Thesis 8: Learn from the sacrifices made by the martyrs. You should know of those who paid the ultimate price to defend and make known the Reformed faith. Though many biographies could be suggested, Foxe’s Book of Martyrs is a classic summary. Foxe covers martyrdom throughout the history of the church, but as a historian in the sixteenth century, he had a front-row seat to the sacrifices made by Protestants, the stories of which form the greater part of the book. Everyone should have a copy.

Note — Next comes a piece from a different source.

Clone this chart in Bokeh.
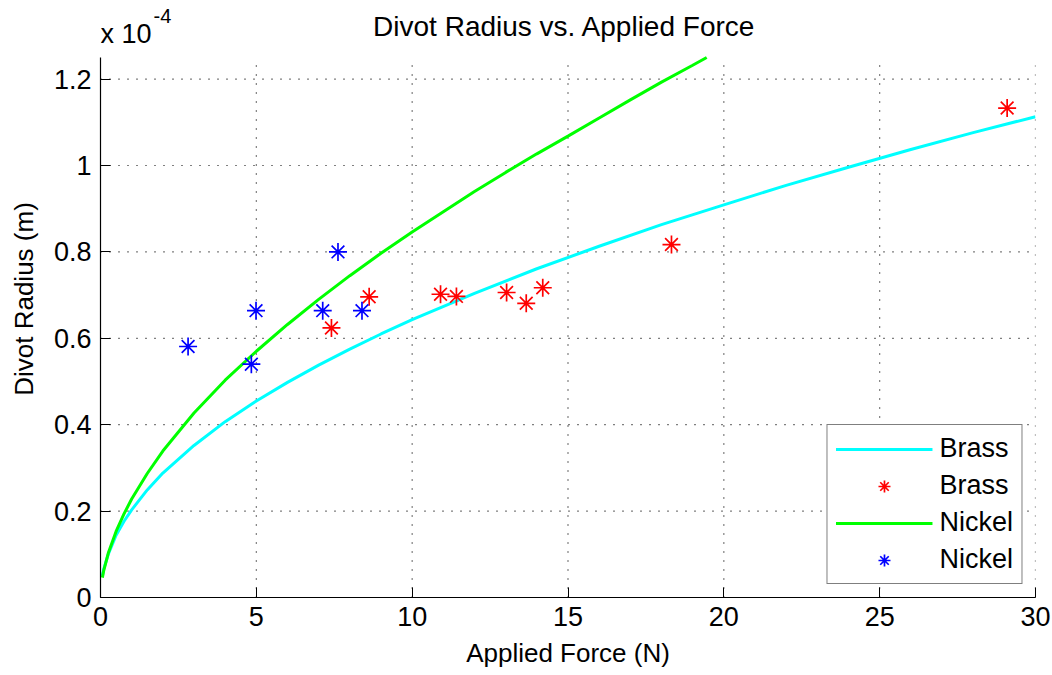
from bokeh.plotting import figure
from bokeh.models import (ColumnDataSource, FixedTicker, CustomJSTickFormatter,
                          Legend, LegendItem, Label, Range1d)
from bokeh.embed import file_html
from bokeh.resources import INLINE

SCALE = 1e-4  # values below are in units of 1e-4 m

# Measured points
brass_force = [7.41, 8.62, 10.91, 11.42, 13.03, 13.66, 14.19, 18.32, 29.09]
brass_radius = [0.624, 0.696, 0.702, 0.697, 0.706, 0.681, 0.717, 0.817, 1.133]

nickel_force = [2.81, 4.84, 4.99, 7.13, 7.62, 8.39]
nickel_radius = [0.581, 0.540, 0.664, 0.664, 0.800, 0.664]

# Fitted curves
brass_fit_force = [0.06, 0.1, 0.25, 0.5, 0.75, 1, 1.5, 2, 3, 4, 5, 6, 7, 8, 9,
                   10, 12, 14, 16, 18, 20, 22, 24, 26, 28, 30]
brass_fit_radius = [0.05, 0.065, 0.10, 0.144, 0.176, 0.203, 0.249, 0.288, 0.352,
                    0.407, 0.455, 0.498, 0.538, 0.575, 0.610, 0.643, 0.704,
                    0.761, 0.813, 0.863, 0.909, 0.954, 0.996, 1.037, 1.076,
                    1.113]

nickel_fit_force = [0.06, 0.1, 0.25, 0.5, 0.75, 1, 1.5, 2, 3, 4, 5, 6, 7, 8, 9,
                    10, 11, 12, 13, 14, 15, 16, 17, 18, 19, 19.45]
nickel_fit_radius = [0.046, 0.061, 0.103, 0.153, 0.193, 0.228, 0.287, 0.339,
                     0.427, 0.503, 0.570, 0.632, 0.690, 0.745, 0.797, 0.846,
                     0.893, 0.940, 0.984, 1.027, 1.068, 1.110, 1.152, 1.193,
                     1.232, 1.25]

x_ticks = [0, 5, 10, 15, 20, 25, 30]
y_ticks = [0, 0.2, 0.4, 0.6, 0.8, 1.0, 1.2]
x_max = 30
y_max = 1.25

FONT = "Liberation Sans"

def scaled(vals):
    return [v * SCALE for v in vals]

FRAME_H = 597      # frame reaches the top of the canvas so that texts above the
AXES_H = 540       # axes box can be drawn inside it
y_top = y_max * SCALE * FRAME_H / AXES_H

p = figure(width=1052, height=675, output_backend="svg", toolbar_location=None,
           x_range=Range1d(0, x_max), y_range=Range1d(0, y_top),
           min_border_left=100, min_border_right=17, min_border_top=0,
           min_border_bottom=78)
p.title.visible = False
p.xgrid.visible = False
p.ygrid.visible = False
p.outline_line_color = None
p.background_fill_color = "white"
p.border_fill_color = "white"

p.xaxis.ticker = FixedTicker(ticks=x_ticks)
p.yaxis.ticker = FixedTicker(ticks=scaled(y_ticks))
p.yaxis.bounds = (0, y_max * SCALE)
p.yaxis.formatter = CustomJSTickFormatter(code="return String(Math.round(tick*1e5)/10);")
p.xaxis.axis_label = "Applied Force (N)"
p.yaxis.axis_label = "Divot Radius (m)"
for ax in (p.xaxis, p.yaxis):
    ax.axis_label_text_font = FONT
    ax.axis_label_text_font_size = "26px"
    ax.axis_label_text_font_style = "normal"
    ax.axis_label_text_color = "#000000"
    ax.major_label_text_font = FONT
    ax.major_label_text_font_size = "27px"
    ax.major_label_text_color = "#000000"
    ax.axis_line_color = "#000000"
    ax.axis_line_width = 1.2
    ax.major_tick_line_color = "#000000"
    ax.major_tick_in = 10
    ax.major_tick_out = 0
    ax.minor_tick_line_color = None
    ax.major_label_standoff = 9
p.xaxis.axis_label_standoff = 9
p.yaxis.axis_label_standoff = 12

# dotted grid limited to the axes box
gx = [t for t in x_ticks if t > 0]
gy = [t * SCALE for t in y_ticks if t > 0]
p.segment(x0=gx, y0=[0] * len(gx), x1=gx, y1=[y_max * SCALE] * len(gx),
          line_color="#000000", line_dash="1 8", line_width=1.2)
p.segment(x0=[0] * len(gy), y0=gy, x1=[x_max] * len(gy), y1=gy,
          line_color="#000000", line_dash="1 8", line_width=1.2)

src_bfit = ColumnDataSource(dict(x=brass_fit_force, y=scaled(brass_fit_radius)))
src_b = ColumnDataSource(dict(x=brass_force, y=scaled(brass_radius)))
src_nfit = ColumnDataSource(dict(x=nickel_fit_force, y=scaled(nickel_fit_radius)))
src_n = ColumnDataSource(dict(x=nickel_force, y=scaled(nickel_radius)))

r_bfit = p.line("x", "y", source=src_bfit, line_color="#00FFFF", line_width=3)
r_b = p.scatter("x", "y", source=src_b, marker="asterisk", size=18,
                line_color="#FF0000", line_width=1.7)
r_nfit = p.line("x", "y", source=src_nfit, line_color="#00FF00", line_width=3)
r_n = p.scatter("x", "y", source=src_n, marker="asterisk", size=18,
                line_color="#0000FF", line_width=1.7)

legend = Legend(items=[
    LegendItem(label="Brass", renderers=[r_bfit]),
    LegendItem(label="Brass", renderers=[r_b]),
    LegendItem(label="Nickel", renderers=[r_nfit]),
    LegendItem(label="Nickel", renderers=[r_n]),
], location="bottom_right")
legend.margin = 13
legend.padding = 8
legend.spacing = 6
legend.glyph_width = 97
legend.glyph_height = 30
legend.label_height = 30
legend.label_standoff = 7
legend.label_text_font = FONT
legend.label_text_font_size = "27px"
legend.label_text_color = "#000000"
legend.border_line_color = "#000000"
legend.border_line_width = 1.2
legend.background_fill_alpha = 1.0
p.add_layout(legend)

# title and exponent multiplier, drawn above the axes box
p.add_layout(Label(x=464, y=FRAME_H - 26, x_units="screen", y_units="screen",
                   text="Divot Radius vs. Applied Force", text_align="center",
                   text_font=FONT, text_font_size="28px", text_color="#000000",
                   text_baseline="alphabetic"))
p.add_layout(Label(x=0, y=FRAME_H - 33, x_units="screen", y_units="screen",
                   text="x 10", text_font=FONT, text_font_size="27px",
                   text_color="#000000", text_baseline="alphabetic"))
p.add_layout(Label(x=53, y=FRAME_H - 15, x_units="screen", y_units="screen",
                   text="-4", text_font=FONT, text_font_size="20px",
                   text_color="#000000", text_baseline="alphabetic"))

open("out.html", "w").write(file_html(p, INLINE))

Thesis 9: Examine the wonderful confessions that were hammered out during the Reformation era. Individuals, cities, regional churches, and even nations throughout Continental Europe and the British Isles distilled their understanding of the Protestant faith into catechisms, confessions, and creeds. These testimonies of faith reveal the remarkable development of systematized theology that occurred during this era. Why Do We Have Creeds? by Burk Parsons from the Basics of the Faith series is a useful explanation of the purposes of creedal statements. Having a volume of Philip Schaff’s The Creeds of Christendom, Vol. 3: The Evangelical Protestant Creeds for reference helps you to read through the different confessions (many of which are only the length of a booklet) and compare and contrast them, which makes for a rich study. Particularly, studying the confession that your own church was founded upon will help you understand your heritage. To assist with this beyond Godfrey’s book mentioned above, consider a study using Daniel Hyde’s With Heart and Mouth: An Exposition of the Belgic Confession or Chad Van Dixhoorn’s Confessing the Faith: A Reader’s Guide to the Westminster Confession of Faith for faithful guidance through the two crown jewels of Reformation confessions.

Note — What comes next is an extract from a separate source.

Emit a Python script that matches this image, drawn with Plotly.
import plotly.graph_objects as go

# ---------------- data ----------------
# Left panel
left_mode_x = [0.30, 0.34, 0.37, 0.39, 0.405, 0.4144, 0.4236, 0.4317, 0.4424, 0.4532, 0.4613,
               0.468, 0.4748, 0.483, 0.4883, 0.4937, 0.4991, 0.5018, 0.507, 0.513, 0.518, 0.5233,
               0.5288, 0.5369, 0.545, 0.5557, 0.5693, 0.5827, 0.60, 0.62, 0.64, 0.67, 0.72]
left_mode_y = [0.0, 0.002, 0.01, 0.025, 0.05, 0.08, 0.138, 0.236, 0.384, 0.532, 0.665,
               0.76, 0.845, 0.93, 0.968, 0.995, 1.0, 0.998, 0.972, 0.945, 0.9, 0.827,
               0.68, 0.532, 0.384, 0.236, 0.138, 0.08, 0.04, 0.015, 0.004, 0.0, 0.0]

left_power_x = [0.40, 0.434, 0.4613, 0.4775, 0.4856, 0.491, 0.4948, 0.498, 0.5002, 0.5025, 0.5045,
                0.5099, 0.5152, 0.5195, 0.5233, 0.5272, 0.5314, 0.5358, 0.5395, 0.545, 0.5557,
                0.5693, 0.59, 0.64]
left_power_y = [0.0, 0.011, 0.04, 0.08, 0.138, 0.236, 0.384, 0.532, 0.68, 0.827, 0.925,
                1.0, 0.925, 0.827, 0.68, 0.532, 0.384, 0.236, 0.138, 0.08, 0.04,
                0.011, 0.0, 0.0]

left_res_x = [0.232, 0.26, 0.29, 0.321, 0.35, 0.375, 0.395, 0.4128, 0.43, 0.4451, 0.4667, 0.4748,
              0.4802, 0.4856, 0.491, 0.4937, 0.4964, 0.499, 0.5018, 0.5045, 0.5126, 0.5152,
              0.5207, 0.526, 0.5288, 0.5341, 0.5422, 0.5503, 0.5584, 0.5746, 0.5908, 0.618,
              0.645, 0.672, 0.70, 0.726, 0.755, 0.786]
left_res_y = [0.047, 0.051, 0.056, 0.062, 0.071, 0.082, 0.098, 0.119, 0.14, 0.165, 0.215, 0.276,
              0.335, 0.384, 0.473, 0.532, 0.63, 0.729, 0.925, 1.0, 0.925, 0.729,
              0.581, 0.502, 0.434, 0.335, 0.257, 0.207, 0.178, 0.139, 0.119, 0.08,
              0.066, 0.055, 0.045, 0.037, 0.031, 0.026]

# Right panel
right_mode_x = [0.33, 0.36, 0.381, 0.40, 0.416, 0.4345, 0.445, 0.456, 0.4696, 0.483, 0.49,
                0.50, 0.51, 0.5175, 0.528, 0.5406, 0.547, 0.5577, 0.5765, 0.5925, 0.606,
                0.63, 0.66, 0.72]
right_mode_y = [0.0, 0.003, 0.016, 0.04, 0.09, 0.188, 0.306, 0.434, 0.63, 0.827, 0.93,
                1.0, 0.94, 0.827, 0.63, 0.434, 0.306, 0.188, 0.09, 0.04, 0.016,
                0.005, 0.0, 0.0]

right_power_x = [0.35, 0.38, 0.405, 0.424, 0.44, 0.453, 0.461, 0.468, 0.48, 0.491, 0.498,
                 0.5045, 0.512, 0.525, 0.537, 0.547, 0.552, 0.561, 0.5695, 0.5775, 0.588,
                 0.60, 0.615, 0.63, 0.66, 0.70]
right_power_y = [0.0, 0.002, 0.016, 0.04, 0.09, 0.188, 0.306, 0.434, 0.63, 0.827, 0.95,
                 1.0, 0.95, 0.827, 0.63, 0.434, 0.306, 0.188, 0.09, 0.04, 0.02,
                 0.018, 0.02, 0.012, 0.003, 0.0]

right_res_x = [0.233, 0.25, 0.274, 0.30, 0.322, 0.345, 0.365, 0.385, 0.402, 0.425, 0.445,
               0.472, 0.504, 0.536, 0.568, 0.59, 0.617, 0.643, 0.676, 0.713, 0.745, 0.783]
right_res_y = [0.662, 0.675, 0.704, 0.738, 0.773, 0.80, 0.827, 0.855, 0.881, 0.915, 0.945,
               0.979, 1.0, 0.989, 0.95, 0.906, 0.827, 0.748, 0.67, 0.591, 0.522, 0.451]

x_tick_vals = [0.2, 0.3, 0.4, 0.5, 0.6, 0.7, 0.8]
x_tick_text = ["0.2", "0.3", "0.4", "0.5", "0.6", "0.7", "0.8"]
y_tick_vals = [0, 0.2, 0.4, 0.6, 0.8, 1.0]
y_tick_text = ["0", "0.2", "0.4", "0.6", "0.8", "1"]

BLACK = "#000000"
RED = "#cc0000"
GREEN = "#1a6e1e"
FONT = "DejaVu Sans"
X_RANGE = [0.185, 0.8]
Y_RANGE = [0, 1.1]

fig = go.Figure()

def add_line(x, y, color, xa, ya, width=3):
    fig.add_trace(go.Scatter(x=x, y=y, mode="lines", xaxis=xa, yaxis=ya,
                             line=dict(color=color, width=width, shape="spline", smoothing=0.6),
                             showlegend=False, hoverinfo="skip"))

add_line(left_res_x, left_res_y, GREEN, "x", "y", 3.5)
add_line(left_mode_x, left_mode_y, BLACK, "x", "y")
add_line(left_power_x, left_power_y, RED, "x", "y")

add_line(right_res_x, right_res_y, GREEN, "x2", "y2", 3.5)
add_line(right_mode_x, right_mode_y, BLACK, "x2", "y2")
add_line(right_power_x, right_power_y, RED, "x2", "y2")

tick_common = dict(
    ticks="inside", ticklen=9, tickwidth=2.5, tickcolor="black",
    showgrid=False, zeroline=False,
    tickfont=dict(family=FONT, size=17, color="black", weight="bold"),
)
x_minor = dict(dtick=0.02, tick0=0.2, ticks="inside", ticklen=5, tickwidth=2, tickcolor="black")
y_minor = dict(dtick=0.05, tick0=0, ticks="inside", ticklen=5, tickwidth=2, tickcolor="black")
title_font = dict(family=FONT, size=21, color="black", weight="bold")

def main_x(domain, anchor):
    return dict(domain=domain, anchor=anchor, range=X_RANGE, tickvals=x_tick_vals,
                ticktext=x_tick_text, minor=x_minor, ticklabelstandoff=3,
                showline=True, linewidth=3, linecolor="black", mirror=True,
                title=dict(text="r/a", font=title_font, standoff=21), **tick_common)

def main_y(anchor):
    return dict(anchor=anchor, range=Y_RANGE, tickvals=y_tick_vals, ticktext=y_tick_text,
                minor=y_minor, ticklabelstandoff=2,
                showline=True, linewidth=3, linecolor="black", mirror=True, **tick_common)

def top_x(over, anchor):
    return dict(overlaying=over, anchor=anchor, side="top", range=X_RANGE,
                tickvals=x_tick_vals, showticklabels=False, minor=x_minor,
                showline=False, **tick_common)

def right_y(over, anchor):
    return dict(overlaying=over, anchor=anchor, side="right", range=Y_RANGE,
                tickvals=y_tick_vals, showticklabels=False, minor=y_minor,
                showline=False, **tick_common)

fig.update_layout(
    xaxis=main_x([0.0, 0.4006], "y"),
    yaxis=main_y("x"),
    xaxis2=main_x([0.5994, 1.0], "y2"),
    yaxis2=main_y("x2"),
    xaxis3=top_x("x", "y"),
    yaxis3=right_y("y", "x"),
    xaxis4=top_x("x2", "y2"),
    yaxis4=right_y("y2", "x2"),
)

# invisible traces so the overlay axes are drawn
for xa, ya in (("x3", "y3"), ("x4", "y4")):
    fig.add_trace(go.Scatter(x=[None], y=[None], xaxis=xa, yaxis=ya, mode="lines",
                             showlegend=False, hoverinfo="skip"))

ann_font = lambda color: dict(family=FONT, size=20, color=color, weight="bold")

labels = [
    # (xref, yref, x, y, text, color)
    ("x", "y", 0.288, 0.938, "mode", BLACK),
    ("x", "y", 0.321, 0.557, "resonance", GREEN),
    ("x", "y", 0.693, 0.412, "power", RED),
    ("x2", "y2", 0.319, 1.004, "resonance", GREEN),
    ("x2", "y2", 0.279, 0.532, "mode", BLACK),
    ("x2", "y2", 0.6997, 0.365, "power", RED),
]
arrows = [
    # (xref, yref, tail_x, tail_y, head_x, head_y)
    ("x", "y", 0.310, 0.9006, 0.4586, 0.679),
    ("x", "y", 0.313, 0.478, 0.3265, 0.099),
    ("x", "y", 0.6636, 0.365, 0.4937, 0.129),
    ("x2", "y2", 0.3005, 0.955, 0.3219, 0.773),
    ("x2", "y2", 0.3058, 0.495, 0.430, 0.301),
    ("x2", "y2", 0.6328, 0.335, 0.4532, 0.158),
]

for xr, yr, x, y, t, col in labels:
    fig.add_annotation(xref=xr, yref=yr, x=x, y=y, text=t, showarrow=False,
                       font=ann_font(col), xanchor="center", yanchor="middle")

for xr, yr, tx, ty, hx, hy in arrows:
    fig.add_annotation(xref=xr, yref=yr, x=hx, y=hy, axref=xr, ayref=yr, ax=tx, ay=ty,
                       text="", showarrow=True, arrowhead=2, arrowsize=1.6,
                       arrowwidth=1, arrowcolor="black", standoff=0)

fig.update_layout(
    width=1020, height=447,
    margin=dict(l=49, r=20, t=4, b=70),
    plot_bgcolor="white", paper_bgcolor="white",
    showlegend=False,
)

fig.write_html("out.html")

Thesis 9.5: Challenge the congregation to delve into a few deeper works. For five books to challenge a congregation, first consider the scholarly, narrative treatment of this period’s history in Diarmaid MacCulloch’s The Reformation: A History. But reading the work of the Reformers themselves should also be a goal. Recall that Luther himself included The Bondage of the Will among the only two works of his to preserve (the other was his Small Catechism). This classic work describing human inability as it counters Erasmus’ Freedom of the Will is well worth the time spent. Bucer’s Concerning the True Care of Souls develops the nature of the church and the manner of its proper shepherding. Calvin used it as a guide in his own pastoral ministry, and the church today would also benefit from its wisdom. Certainly, any guide to reading Reformed books that does not encourage delving into Calvin’s Institutes of the Christian Religion is suspect. Finally, a faithful summarization of what occurred during this historic time is William Cunningham’s The Reformers & the Theology of the Reformation. He explains how the Reformation was not only about the doctrine but also the worship and governance of the church.
In conclusion, remember that reformation took time and it still often does. These guidelines are offered so that your congregation might start and even complete a thesis or two before Reformation Day, yet it also provides you with steps toward a comprehensive approach that will keep these figures and events before you for some time to come.